The party reportedly aims to complete the process within this week so that the party can put an end to the ongoing blame game.

Many heavyweights within the liberal party have made suggestions as to who would be suitable to lead the new emergency steering committee, including retired party members with established reputations and solid leadership skills.

But Woo’s name was brought to the fore after the party reached a consensus that the new leader should be picked among active politicians who have been in close contact with legislators and other key party officials in recent years.

Former Prime Minister Chung Sye-kyun, former National Assembly’s chief secretary Ryu In-tae and former National Assembly Speaker Moon Hee-sang were the few among those who had been considered as the head of the emergency steering committee.

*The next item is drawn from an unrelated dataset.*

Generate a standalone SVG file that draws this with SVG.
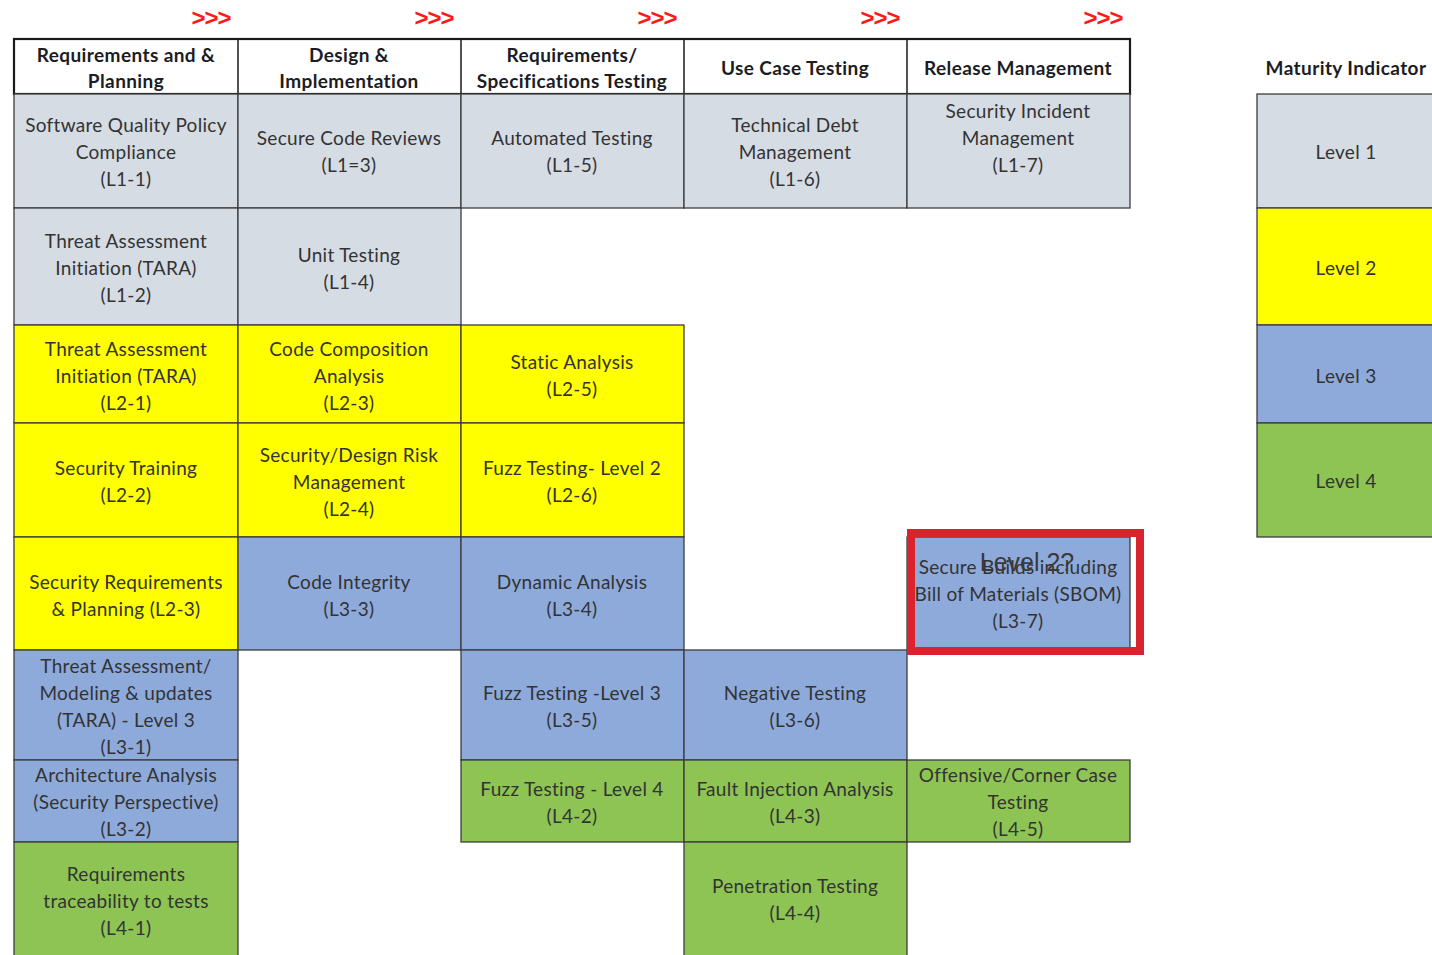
<svg xmlns="http://www.w3.org/2000/svg" width="1432" height="955" viewBox="0 0 1432 955">
<style>
.bg{fill:#ffffff}
.c{stroke:#3c3c3c;stroke-width:1.3}
.l1{fill:#D6DCE4}
.l2{fill:#FFFF00}
.l3{fill:#8EAADB}
.l4{fill:#8DC454}
.hd{fill:#ffffff;stroke:#1a1a1a;stroke-width:2.2}
.t{font-family:Lato,"Open Sans",sans-serif;font-size:19px;letter-spacing:0.3px;fill:#333333;text-anchor:middle;dominant-baseline:central}
.h{font-family:Lato,"Open Sans",sans-serif;font-size:19px;letter-spacing:0.4px;font-weight:bold;fill:#1c1c24;text-anchor:middle;dominant-baseline:central}
.arr{font-family:"Liberation Sans",Arial,sans-serif;font-size:24px;font-weight:bold;fill:#FF1A1A;text-anchor:middle;dominant-baseline:central;letter-spacing:-1px}
.ov{font-family:"Liberation Sans",Arial,sans-serif;font-size:25px;fill:#3a3a3a;text-anchor:middle}
</style>
<rect class="bg" x="0" y="0" width="1432" height="955"/>

<g id="arrows">
<text class="arr" x="211" y="17">&gt;&gt;&gt;</text>
<text class="arr" x="434" y="17">&gt;&gt;&gt;</text>
<text class="arr" x="657" y="17">&gt;&gt;&gt;</text>
<text class="arr" x="880" y="17">&gt;&gt;&gt;</text>
<text class="arr" x="1103" y="17">&gt;&gt;&gt;</text>
</g>

<g id="header">
<rect class="hd" x="14" y="39" width="1116" height="55"/>
<line x1="238" y1="39" x2="238" y2="94" stroke="#1a1a1a" stroke-width="1.5"/>
<line x1="461" y1="39" x2="461" y2="94" stroke="#1a1a1a" stroke-width="1.5"/>
<line x1="684" y1="39" x2="684" y2="94" stroke="#1a1a1a" stroke-width="1.5"/>
<line x1="907" y1="39" x2="907" y2="94" stroke="#1a1a1a" stroke-width="1.5"/>
<text class="h"><tspan x="126" y="54">Requirements and &amp;</tspan><tspan x="126" y="80">Planning</tspan></text>
<text class="h"><tspan x="349" y="54">Design &amp;</tspan><tspan x="349" y="80">Implementation</tspan></text>
<text class="h"><tspan x="572" y="54">Requirements/</tspan><tspan x="572" y="80">Specifications Testing</tspan></text>
<text class="h" x="795" y="67">Use Case Testing</text>
<text class="h" x="1018" y="67">Release Management</text>
</g>

<g id="L1-1"><rect class="c l1" x="14" y="94" width="224" height="114"/>
<text class="t"><tspan x="126" y="124">Software Quality Policy</tspan><tspan x="126" y="151">Compliance</tspan><tspan x="126" y="178">(L1-1)</tspan></text></g>
<g id="L1-2"><rect class="c l1" x="14" y="208" width="224" height="117"/>
<text class="t"><tspan x="126" y="240">Threat Assessment</tspan><tspan x="126" y="267">Initiation (TARA)</tspan><tspan x="126" y="294">(L1-2)</tspan></text></g>
<g id="L2-1"><rect class="c l2" x="14" y="325" width="224" height="98"/>
<text class="t"><tspan x="126" y="348">Threat Assessment</tspan><tspan x="126" y="375">Initiation (TARA)</tspan><tspan x="126" y="402">(L2-1)</tspan></text></g>
<g id="L2-2"><rect class="c l2" x="14" y="423" width="224" height="114"/>
<text class="t"><tspan x="126" y="467">Security Training</tspan><tspan x="126" y="494">(L2-2)</tspan></text></g>
<g id="L2-3"><rect class="c l2" x="14" y="537" width="224" height="113"/>
<text class="t"><tspan x="126" y="581">Security Requirements</tspan><tspan x="126" y="608">&amp; Planning (L2-3)</tspan></text></g>
<g id="L3-1"><rect class="c l3" x="14" y="650" width="224" height="110"/>
<text class="t"><tspan x="126" y="665">Threat Assessment/</tspan><tspan x="126" y="692">Modeling &amp; updates</tspan><tspan x="126" y="719">(TARA) - Level 3</tspan><tspan x="126" y="746">(L3-1)</tspan></text></g>
<g id="L3-2"><rect class="c l3" x="14" y="760" width="224" height="82"/>
<text class="t"><tspan x="126" y="774">Architecture Analysis</tspan><tspan x="126" y="801">(Security Perspective)</tspan><tspan x="126" y="828">(L3-2)</tspan></text></g>
<g id="L4-1"><rect class="c l4" x="14" y="842" width="224" height="118"/>
<text class="t"><tspan x="126" y="873">Requirements</tspan><tspan x="126" y="900">traceability to tests</tspan><tspan x="126" y="927">(L4-1)</tspan></text></g>

<g id="L1-3"><rect class="c l1" x="238" y="94" width="223" height="114"/>
<text class="t"><tspan x="349" y="137">Secure Code Reviews</tspan><tspan x="349" y="164">(L1=3)</tspan></text></g>
<g id="L1-4"><rect class="c l1" x="238" y="208" width="223" height="117"/>
<text class="t"><tspan x="349" y="254">Unit Testing</tspan><tspan x="349" y="281">(L1-4)</tspan></text></g>
<g id="L2-3b"><rect class="c l2" x="238" y="325" width="223" height="98"/>
<text class="t"><tspan x="349" y="348">Code Composition</tspan><tspan x="349" y="375">Analysis</tspan><tspan x="349" y="402">(L2-3)</tspan></text></g>
<g id="L2-4"><rect class="c l2" x="238" y="423" width="223" height="114"/>
<text class="t"><tspan x="349" y="454">Security/Design Risk</tspan><tspan x="349" y="481">Management</tspan><tspan x="349" y="508">(L2-4)</tspan></text></g>
<g id="L3-3"><rect class="c l3" x="238" y="537" width="223" height="113"/>
<text class="t"><tspan x="349" y="581">Code Integrity</tspan><tspan x="349" y="608">(L3-3)</tspan></text></g>

<g id="L1-5"><rect class="c l1" x="461" y="94" width="223" height="114"/>
<text class="t"><tspan x="572" y="137">Automated Testing</tspan><tspan x="572" y="164">(L1-5)</tspan></text></g>
<g id="L2-5"><rect class="c l2" x="461" y="325" width="223" height="98"/>
<text class="t"><tspan x="572" y="361">Static Analysis</tspan><tspan x="572" y="388">(L2-5)</tspan></text></g>
<g id="L2-6"><rect class="c l2" x="461" y="423" width="223" height="114"/>
<text class="t"><tspan x="572" y="467">Fuzz Testing- Level 2</tspan><tspan x="572" y="494">(L2-6)</tspan></text></g>
<g id="L3-4"><rect class="c l3" x="461" y="537" width="223" height="113"/>
<text class="t"><tspan x="572" y="581">Dynamic Analysis</tspan><tspan x="572" y="608">(L3-4)</tspan></text></g>
<g id="L3-5"><rect class="c l3" x="461" y="650" width="223" height="110"/>
<text class="t"><tspan x="572" y="692">Fuzz Testing -Level 3</tspan><tspan x="572" y="719">(L3-5)</tspan></text></g>
<g id="L4-2"><rect class="c l4" x="461" y="760" width="223" height="82"/>
<text class="t"><tspan x="572" y="788">Fuzz Testing - Level 4</tspan><tspan x="572" y="815">(L4-2)</tspan></text></g>

<g id="L1-6"><rect class="c l1" x="684" y="94" width="223" height="114"/>
<text class="t"><tspan x="795" y="124">Technical Debt</tspan><tspan x="795" y="151">Management</tspan><tspan x="795" y="178">(L1-6)</tspan></text></g>
<g id="L3-6"><rect class="c l3" x="684" y="650" width="223" height="110"/>
<text class="t"><tspan x="795" y="692">Negative Testing</tspan><tspan x="795" y="719">(L3-6)</tspan></text></g>
<g id="L4-3"><rect class="c l4" x="684" y="760" width="223" height="82"/>
<text class="t"><tspan x="795" y="788">Fault Injection Analysis</tspan><tspan x="795" y="815">(L4-3)</tspan></text></g>
<g id="L4-4"><rect class="c l4" x="684" y="842" width="223" height="118"/>
<text class="t"><tspan x="795" y="885">Penetration Testing</tspan><tspan x="795" y="912">(L4-4)</tspan></text></g>

<g id="L1-7"><rect class="c l1" x="907" y="94" width="223" height="114"/>
<text class="t"><tspan x="1018" y="110">Security Incident</tspan><tspan x="1018" y="137">Management</tspan><tspan x="1018" y="164">(L1-7)</tspan></text></g>
<g id="L3-7"><rect class="c l3" x="907" y="537" width="223" height="113"/>
<text class="t"><tspan x="1018" y="566">Secure Builds including</tspan><tspan x="1018" y="593">Bill of Materials (SBOM)</tspan><tspan x="1018" y="620">(L3-7)</tspan></text></g>
<g id="L4-5"><rect class="c l4" x="907" y="760" width="223" height="82"/>
<text class="t"><tspan x="1018" y="774">Offensive/Corner Case</tspan><tspan x="1018" y="801">Testing</tspan><tspan x="1018" y="828">(L4-5)</tspan></text></g>

<g id="annotation">
<rect x="911" y="533" width="229" height="118" fill="none" stroke="#D9232D" stroke-width="8"/>
<text class="ov" x="1027" y="571">Level 2?</text>
</g>

<g id="maturity-indicator">
<text class="h" x="1346" y="67">Maturity Indicator</text>
<g id="level-1"><rect class="c l1" x="1257" y="94" width="190" height="114"/><text class="t" x="1346" y="151">Level 1</text></g>
<g id="level-2"><rect class="c l2" x="1257" y="208" width="190" height="117"/><text class="t" x="1346" y="267">Level 2</text></g>
<g id="level-3"><rect class="c l3" x="1257" y="325" width="190" height="98"/><text class="t" x="1346" y="375">Level 3</text></g>
<g id="level-4"><rect class="c l4" x="1257" y="423" width="190" height="114"/><text class="t" x="1346" y="480">Level 4</text></g>
</g>

<g id="connectors"/>
</svg>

Woo is faced with the daunting task of bridging the widening divide between supporters of Rep. Lee Jae-myung and others, which has been fierce since the Democratic Party lost big in the local elections, where it only won five out of 12 metropolitan mayoral and provincial gubernatorial elections.

Legislators with allegiance to former President Moon Jae-in have been applying pressure to the pro-Lee Jae-myung circle to have the former presidential candidate assume responsibility for the election defeat.

They argue he should not have represented the party as the presidential nominee in the first place and that his early return made the local elections more challenging than they already were. His involvement prompted many loyal supporters of the liberal bloc to shun going to the polls, they say.

On his first day at the National Assembly, Lee Jae-myung said he is attentive to opinions from party members and supporters, saying he feels “heavy responsibility” as a first-term legislator touted as a possible candidate to be the next chairman of the Democratic Party.

He has widely been expected to continue his political career by trying out for the chairman seat in August and growing his influence enough to give another go at the next presidential election in 2027. No other heavyweight has so far been touted to run against Lee for the chairman election.

“There’s still time left until the national convention, so I have not deeply thought about it (running to be the next chairman),” Lee told reporters upon entering the National Assembly.

Amid the deepening feud, former Democratic Party Chairman Lee Nak-yon left for the United States on Tuesday to step away from the main political stage for the time being. He is touted as one of the core members of the pro-Moon group who was sidelined after losing in the primaries to Lee Jae-myung ahead of this year’s presidential election.

“There are those who chastise me for leaving the country at a concerning time,” Lee Nak-yon wrote in a Facebook post Tuesday before departing. “Although I worry about the present, I believe in the future.”

But sources speculate Lee Nak-yon could make an early return depending on how the internal feud unravels. Some say he might try again for a legislative seat or make another bid for presidency.